# Calculating the pH of a saturated calcium fluoride solution

How can I calculate the pH of a saturated solution of calcium fluoride ($\ce{CaF2}$)? I am given the following values:

\begin{align} K_\mathrm{sp}(\ce{CaF2}) &= 3.9 \cdot 10^{-11} \\ K_\mathrm{a}(\ce{HF}) &= 6.8 \cdot 10^{-4} \\ K_\mathrm{w} &= 10^{-14} \end{align}

(The $K_\mathrm{sp}$ and $K_\mathrm a$ values are taken from the appendices of Skoog et al. Fundamentals of Analytical Chemistry, 9th edition.)

In homework land you are right, but not in real life.

The $K_\mathrm b$ of $\ce{Ca^2+}$ ($\mathrm pK_\mathrm b = 2.43$ according to some sources) is within 1 log unit of the $K_\mathrm a$ of $\ce{HF}$. In other words, near neutral pH, consideration of the $\ce{Ca^2+/CaOH+}$ equilibrium is almost as important as the $\ce{F-/HF}$ equilibrium.

To begin with, a disclaimer: The approach here only takes into account the equilibria that the question itself cares about, namely $\ce{CaF2}$ dissociation and $\ce{F-/HF}$ acid-base. As pointed out in DavePhD's answer as well as Linear Christmas's comment, for a realistic treatment of the system, extra parameters must be taken into account.

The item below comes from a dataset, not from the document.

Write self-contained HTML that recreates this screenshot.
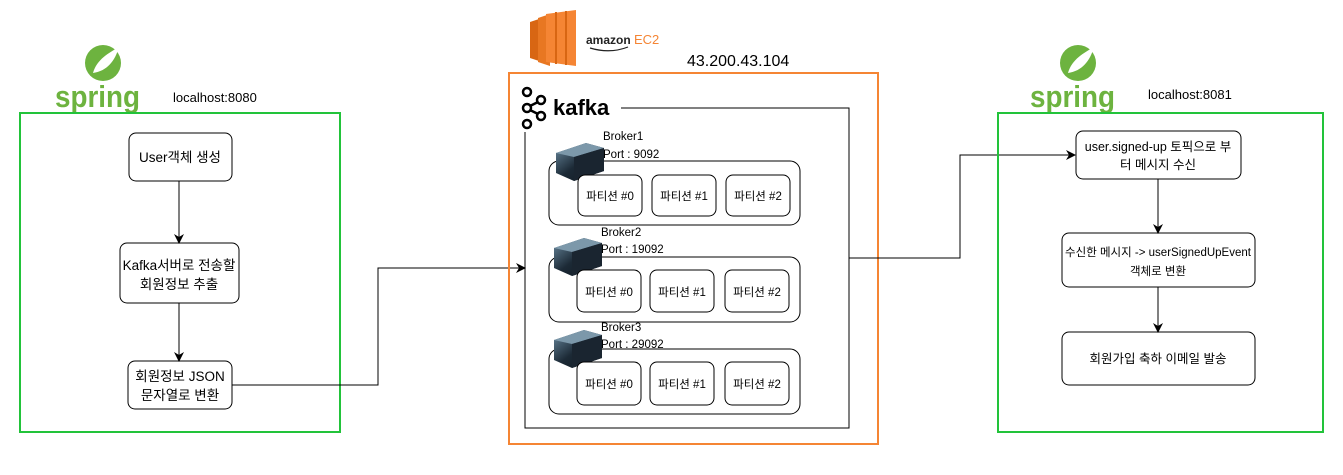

A more accurate calculation would involve setting up five equations for five unknowns and solving them. The first three equations come from the data you provided. All concentrations are in $\pu{mol dm-3}$.

\begin{align} [\ce{Ca^2+}][\ce{F-}]^2 &= 3.9 \times 10^{-11} \tag{1} \\ \frac{[\ce{H3O+}][\ce{F-}]}{[\ce{HF}]} &= 6.8 \times 10^{-4} \tag{2} \\ [\ce{H3O+}][\ce{OH-}] &= 1.0 \times 10^{-14} \tag{3} \end{align}

The next two equations are the so-called mass balance and charge balance equations:

\begin{align} 2[\ce{Ca^2+}] &= [\ce{F-}] + [\ce{HF}] \tag{4} \\ 2[\ce{Ca^2+}] + [\ce{H3O+}] &= [\ce{F-}] + [\ce{OH-}] \tag{5} \end{align}

Equation $(4)$ comes from the stoichiometry of $\ce{CaF2}$ dissociation. The total concentration of calcium-containing species, times two, must be equal to the total concentration of fluorine-containing species.

Equation $(5)$ comes from the fact that the system must be electrically neutral, i.e. the positive charges are the same as the negative charges. The concentration of calcium ions is weighted by 2 because it is doubly charged.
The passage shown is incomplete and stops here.